Court Greenlights Seizure of Crypto Without Trial

Wellermen Image U.S. Court Greenlights Crypto Seizure Without Trial

The D.C. district court just ruled that the government can keep nearly two dozen cryptocurrency wallets it seized during a tax probe, even though no criminal charges were ever filed. The decision turns on a procedural loophole that lets prosecutors treat digital assets like any other forfeitable property, giving the IRS and DOJ a faster track to confiscation and sending a clear signal that anonymous wallets are now visible targets.

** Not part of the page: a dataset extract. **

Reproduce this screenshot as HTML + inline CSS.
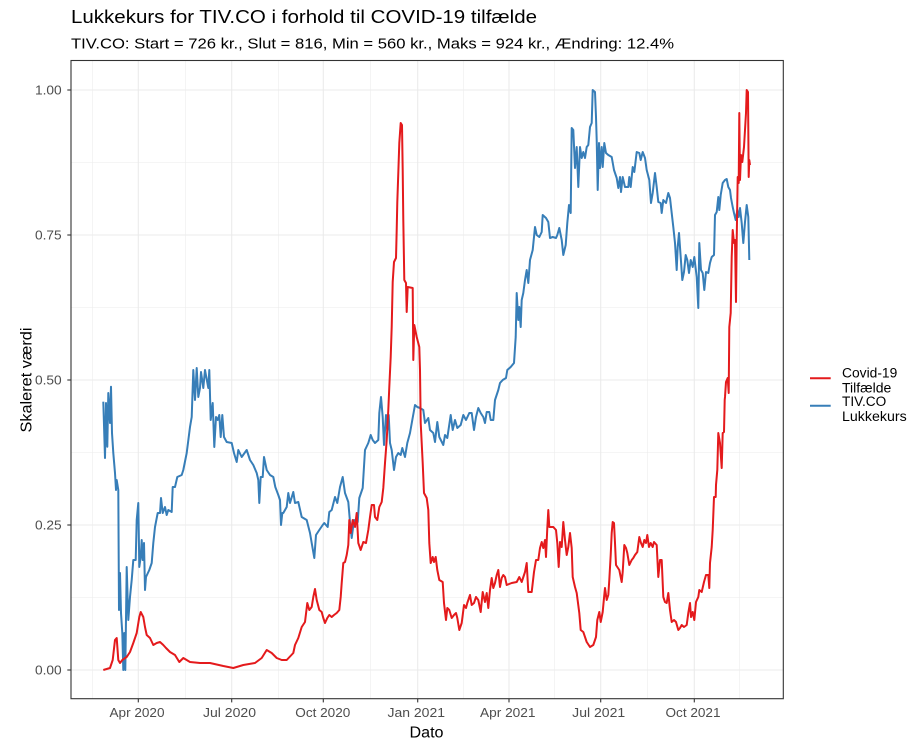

The case began when IRS agents traced a pattern of large, unexplained transfers into twenty-four crypto accounts. Rather than charging the unknown owners, the government filed a civil forfeiture complaint alleging the funds were proceeds of tax evasion and money laundering. Because no one stepped forward to claim the wallets, the court treated the accounts as “fugitive property.” The legal question was simple: can the United States seize cryptocurrency in an in-rem action when the real owners remain hidden behind blockchain addresses? Judge Dabney L. Friedrich answered yes, holding that the Constitution’s due-process requirements are satisfied by public notice and the passage of time.

The ruling hands an immediate win to federal enforcers and a loss to anyone hoping to keep virtual assets outside traditional legal reach. From now on, investigators can move straight to forfeiture rather than building criminal cases, cutting months or years off the timeline. Defense lawyers lose a key bargaining chip—there is no defendant to negotiate with—and exchanges or DeFi protocols that hold customer keys could face subpoenas or even co-liability if they fail to freeze flagged wallets quickly.

In plain terms, the decision lowers the bar for taking crypto: the government no longer needs to name a person or prove guilt beyond a reasonable doubt; it only needs to show the assets are more likely than not tied to a crime and that reasonable notice was given. That shift expands IRS and DOJ leverage, compresses the timeline between suspicion and seizure, and raises due-process concerns for users who may never learn their coins are at risk until they try to move them.

For markets, the precedent tilts power toward regulators and away from decentralization narratives. Stablecoin issuers and exchanges now face heightened monitoring obligations, because any wallet that receives tainted funds can be swept up in future forfeiture actions. Traders who prize privacy will price in new compliance risk, pushing volume toward regulated on-ramps or offshore mixers—both of which carry their own regulatory cross-hairs. DeFi protocols that cannot blacklist addresses may see liquidity migrate to chains with stronger compliance tooling.

Bottom line: the ruling makes clear that crypto’s pseudonymity offers shrinking shelter from civil seizure, so traders should assume every transaction leaves a trail that can be followed straight to forfeiture.